Task prompt: Output nothing but the lines from the one with "Generate a Python" through the one with "ox_sd = [1.44, 1.86, 3.19]", including both. Leave the pictures out of the copy.

━━━━━ Data section ━━━━━

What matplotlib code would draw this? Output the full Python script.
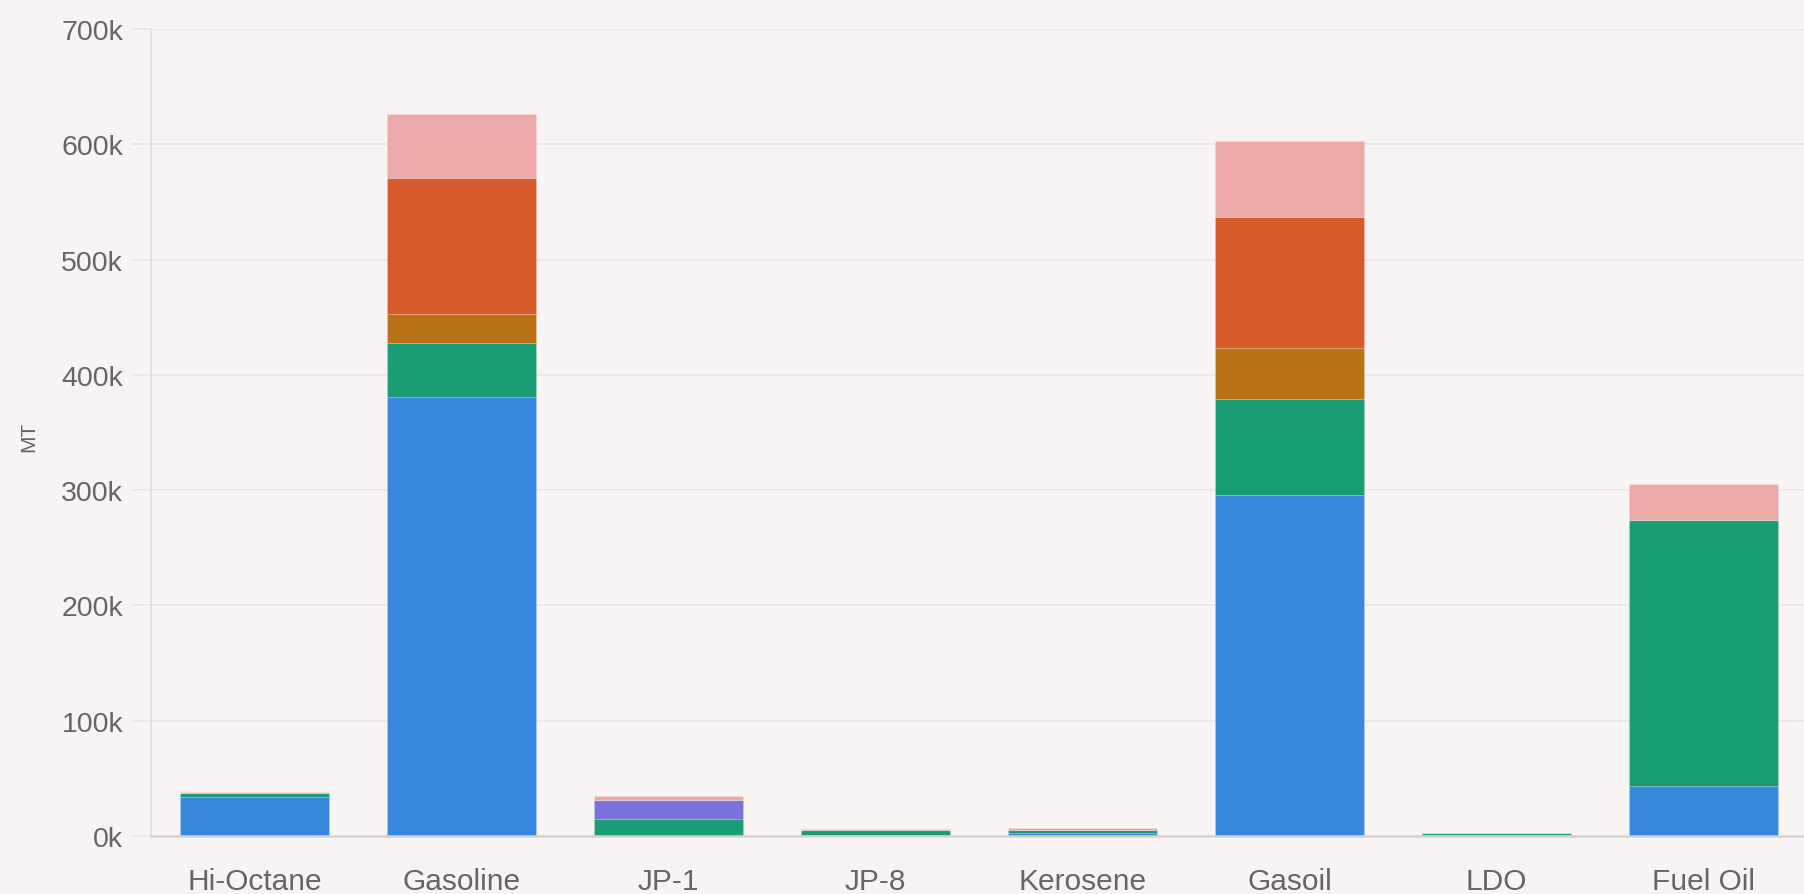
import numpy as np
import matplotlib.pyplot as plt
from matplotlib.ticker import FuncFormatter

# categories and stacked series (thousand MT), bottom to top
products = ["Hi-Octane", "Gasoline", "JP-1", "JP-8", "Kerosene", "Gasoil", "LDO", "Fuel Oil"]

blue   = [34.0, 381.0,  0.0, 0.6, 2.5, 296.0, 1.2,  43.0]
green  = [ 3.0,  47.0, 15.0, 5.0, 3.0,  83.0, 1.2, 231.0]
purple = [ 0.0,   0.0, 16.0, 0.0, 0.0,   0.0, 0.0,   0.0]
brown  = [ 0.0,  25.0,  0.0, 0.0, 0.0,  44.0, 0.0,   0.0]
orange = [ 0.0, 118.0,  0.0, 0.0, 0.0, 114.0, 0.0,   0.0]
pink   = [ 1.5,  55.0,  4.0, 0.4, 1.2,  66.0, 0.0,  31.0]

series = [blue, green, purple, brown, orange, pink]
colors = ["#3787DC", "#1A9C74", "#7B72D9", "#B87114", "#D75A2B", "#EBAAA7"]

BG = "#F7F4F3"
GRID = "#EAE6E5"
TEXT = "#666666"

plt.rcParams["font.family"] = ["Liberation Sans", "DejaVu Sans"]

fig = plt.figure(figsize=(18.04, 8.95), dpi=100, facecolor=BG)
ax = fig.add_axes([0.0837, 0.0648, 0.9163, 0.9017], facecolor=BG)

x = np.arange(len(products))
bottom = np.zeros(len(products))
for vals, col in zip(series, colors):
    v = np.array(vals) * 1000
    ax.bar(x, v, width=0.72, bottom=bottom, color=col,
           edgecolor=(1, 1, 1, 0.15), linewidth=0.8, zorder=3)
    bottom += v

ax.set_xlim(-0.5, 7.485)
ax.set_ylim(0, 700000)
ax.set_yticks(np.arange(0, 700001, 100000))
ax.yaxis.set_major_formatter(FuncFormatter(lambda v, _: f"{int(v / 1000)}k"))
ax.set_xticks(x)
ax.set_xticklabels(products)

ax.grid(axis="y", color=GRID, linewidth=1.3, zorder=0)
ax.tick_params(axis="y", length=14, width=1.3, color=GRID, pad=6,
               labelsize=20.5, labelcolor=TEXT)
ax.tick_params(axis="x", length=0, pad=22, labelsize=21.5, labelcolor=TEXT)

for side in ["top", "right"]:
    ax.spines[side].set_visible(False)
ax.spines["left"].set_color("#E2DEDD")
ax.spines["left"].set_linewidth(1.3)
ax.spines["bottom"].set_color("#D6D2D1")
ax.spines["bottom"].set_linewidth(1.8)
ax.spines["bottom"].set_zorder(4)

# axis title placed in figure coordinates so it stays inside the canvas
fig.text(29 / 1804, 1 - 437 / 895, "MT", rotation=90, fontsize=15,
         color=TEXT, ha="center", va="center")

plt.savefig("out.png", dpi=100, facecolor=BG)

━━━━━
━━━━━ Data section ━━━━━

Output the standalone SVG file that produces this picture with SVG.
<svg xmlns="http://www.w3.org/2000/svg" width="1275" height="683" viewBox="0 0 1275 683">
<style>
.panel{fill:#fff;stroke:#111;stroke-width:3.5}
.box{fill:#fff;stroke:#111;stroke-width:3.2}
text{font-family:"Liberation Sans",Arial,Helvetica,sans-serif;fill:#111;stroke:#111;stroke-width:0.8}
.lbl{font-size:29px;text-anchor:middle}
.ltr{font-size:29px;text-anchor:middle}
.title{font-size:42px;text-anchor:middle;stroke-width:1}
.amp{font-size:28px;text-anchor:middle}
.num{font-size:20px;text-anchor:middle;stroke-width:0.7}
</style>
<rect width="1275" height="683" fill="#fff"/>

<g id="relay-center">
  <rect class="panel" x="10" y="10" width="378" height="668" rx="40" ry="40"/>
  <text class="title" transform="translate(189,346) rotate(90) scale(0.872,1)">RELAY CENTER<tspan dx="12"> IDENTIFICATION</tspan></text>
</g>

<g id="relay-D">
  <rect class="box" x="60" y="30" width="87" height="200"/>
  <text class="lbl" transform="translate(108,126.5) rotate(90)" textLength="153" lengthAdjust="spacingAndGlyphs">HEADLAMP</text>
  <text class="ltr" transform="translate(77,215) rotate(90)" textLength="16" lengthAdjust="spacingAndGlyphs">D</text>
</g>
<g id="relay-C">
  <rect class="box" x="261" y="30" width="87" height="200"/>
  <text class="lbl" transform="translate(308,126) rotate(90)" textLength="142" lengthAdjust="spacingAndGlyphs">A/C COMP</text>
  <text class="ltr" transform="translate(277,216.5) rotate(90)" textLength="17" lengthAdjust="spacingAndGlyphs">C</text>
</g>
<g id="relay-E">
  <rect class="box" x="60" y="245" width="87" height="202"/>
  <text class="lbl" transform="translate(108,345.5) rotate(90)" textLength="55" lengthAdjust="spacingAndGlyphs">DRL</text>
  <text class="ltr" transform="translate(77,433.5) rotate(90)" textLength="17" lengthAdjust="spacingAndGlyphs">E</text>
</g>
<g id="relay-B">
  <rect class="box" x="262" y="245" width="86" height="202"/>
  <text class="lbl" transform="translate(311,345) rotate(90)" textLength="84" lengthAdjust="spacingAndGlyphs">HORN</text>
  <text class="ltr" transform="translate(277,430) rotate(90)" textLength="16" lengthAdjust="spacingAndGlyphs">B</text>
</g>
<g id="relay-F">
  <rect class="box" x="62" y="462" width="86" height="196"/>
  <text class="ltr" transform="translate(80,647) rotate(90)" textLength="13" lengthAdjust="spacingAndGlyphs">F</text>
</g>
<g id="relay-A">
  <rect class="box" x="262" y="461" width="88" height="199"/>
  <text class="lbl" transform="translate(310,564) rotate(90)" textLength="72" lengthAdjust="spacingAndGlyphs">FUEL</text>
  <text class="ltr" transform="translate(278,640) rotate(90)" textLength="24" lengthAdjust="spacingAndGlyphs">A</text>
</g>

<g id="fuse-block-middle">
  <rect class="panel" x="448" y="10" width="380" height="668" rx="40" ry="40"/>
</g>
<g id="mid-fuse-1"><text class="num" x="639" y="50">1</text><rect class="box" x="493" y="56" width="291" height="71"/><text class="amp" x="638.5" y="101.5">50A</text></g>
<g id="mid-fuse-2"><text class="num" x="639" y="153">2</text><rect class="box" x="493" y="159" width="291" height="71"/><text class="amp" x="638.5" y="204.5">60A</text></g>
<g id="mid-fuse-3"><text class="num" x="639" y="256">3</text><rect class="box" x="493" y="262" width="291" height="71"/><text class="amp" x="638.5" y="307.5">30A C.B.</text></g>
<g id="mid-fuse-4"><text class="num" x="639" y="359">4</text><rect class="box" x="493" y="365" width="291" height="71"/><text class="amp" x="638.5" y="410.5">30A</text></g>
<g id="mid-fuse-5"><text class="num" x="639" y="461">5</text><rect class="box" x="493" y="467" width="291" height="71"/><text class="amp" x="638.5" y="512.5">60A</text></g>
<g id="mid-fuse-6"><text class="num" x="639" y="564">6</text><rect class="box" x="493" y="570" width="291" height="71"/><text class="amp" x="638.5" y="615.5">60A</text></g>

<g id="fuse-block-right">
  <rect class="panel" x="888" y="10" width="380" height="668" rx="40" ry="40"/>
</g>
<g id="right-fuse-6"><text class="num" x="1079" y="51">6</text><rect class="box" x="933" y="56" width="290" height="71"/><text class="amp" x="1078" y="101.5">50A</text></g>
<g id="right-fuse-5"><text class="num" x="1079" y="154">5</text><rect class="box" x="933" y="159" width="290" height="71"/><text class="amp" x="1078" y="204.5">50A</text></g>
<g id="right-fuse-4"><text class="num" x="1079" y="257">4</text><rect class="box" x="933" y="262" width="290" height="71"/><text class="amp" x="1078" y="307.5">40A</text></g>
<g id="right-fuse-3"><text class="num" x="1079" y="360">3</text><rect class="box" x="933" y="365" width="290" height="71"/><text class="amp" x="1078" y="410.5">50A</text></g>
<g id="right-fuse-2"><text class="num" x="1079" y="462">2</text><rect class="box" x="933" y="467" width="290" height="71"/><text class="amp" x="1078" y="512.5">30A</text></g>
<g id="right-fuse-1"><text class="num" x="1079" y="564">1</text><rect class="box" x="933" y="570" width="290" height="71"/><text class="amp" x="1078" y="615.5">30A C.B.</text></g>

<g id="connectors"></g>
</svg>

━━━━━
━━━━━ Data section ━━━━━

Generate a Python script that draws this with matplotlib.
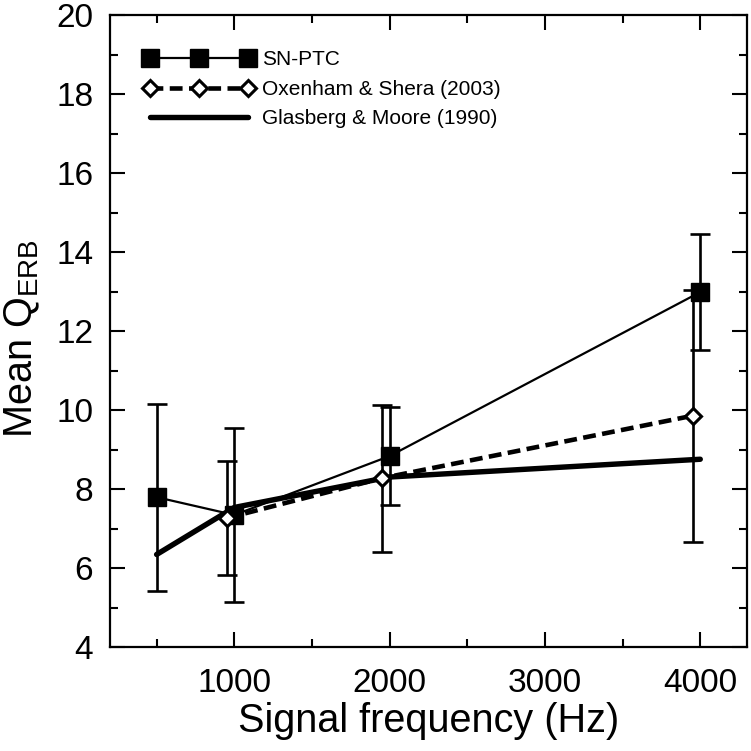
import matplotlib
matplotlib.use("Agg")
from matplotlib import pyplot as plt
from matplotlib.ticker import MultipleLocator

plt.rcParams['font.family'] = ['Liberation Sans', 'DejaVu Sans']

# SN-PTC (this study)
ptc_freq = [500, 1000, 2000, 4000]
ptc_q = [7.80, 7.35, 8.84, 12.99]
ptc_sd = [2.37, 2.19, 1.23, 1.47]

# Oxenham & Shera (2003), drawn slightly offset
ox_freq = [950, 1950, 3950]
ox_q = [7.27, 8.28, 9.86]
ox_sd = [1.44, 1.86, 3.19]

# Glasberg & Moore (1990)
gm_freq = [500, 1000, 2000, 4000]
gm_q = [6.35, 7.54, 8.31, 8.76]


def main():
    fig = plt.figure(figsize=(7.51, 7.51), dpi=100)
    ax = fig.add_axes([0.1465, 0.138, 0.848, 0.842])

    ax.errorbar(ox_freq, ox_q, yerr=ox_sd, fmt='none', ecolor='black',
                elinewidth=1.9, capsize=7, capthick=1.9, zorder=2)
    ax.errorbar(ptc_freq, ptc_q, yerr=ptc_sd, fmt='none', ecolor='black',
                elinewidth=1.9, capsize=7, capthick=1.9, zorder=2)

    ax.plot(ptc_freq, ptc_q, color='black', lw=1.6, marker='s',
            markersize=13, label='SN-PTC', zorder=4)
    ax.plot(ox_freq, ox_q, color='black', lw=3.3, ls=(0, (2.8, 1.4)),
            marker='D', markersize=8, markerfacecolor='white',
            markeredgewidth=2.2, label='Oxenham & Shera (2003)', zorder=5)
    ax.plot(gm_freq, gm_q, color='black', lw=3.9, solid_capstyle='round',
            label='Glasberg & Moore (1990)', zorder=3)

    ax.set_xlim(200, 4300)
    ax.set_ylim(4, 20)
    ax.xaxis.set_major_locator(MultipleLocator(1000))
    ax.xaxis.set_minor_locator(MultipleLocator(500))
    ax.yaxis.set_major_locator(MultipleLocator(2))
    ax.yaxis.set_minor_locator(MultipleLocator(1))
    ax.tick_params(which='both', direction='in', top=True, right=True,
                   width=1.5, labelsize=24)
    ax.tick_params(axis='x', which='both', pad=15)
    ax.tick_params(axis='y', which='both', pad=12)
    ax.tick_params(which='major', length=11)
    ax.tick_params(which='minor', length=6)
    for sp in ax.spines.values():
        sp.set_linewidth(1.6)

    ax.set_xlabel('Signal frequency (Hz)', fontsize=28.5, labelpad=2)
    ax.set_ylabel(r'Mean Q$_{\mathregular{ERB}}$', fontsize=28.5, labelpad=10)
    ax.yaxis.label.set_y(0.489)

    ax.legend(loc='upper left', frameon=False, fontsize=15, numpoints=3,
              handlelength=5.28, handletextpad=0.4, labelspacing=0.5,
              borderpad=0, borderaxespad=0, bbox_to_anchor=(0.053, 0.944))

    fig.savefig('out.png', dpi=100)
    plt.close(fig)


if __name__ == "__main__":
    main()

━━━━━

The result:
Generate a Python script that draws this with matplotlib.
import matplotlib
matplotlib.use("Agg")
from matplotlib import pyplot as plt
from matplotlib.ticker import MultipleLocator

plt.rcParams['font.family'] = ['Liberation Sans', 'DejaVu Sans']

# SN-PTC (this study)
ptc_freq = [500, 1000, 2000, 4000]
ptc_q = [7.80, 7.35, 8.84, 12.99]
ptc_sd = [2.37, 2.19, 1.23, 1.47]

# Oxenham & Shera (2003), drawn slightly offset
ox_freq = [950, 1950, 3950]
ox_q = [7.27, 8.28, 9.86]
ox_sd = [1.44, 1.86, 3.19]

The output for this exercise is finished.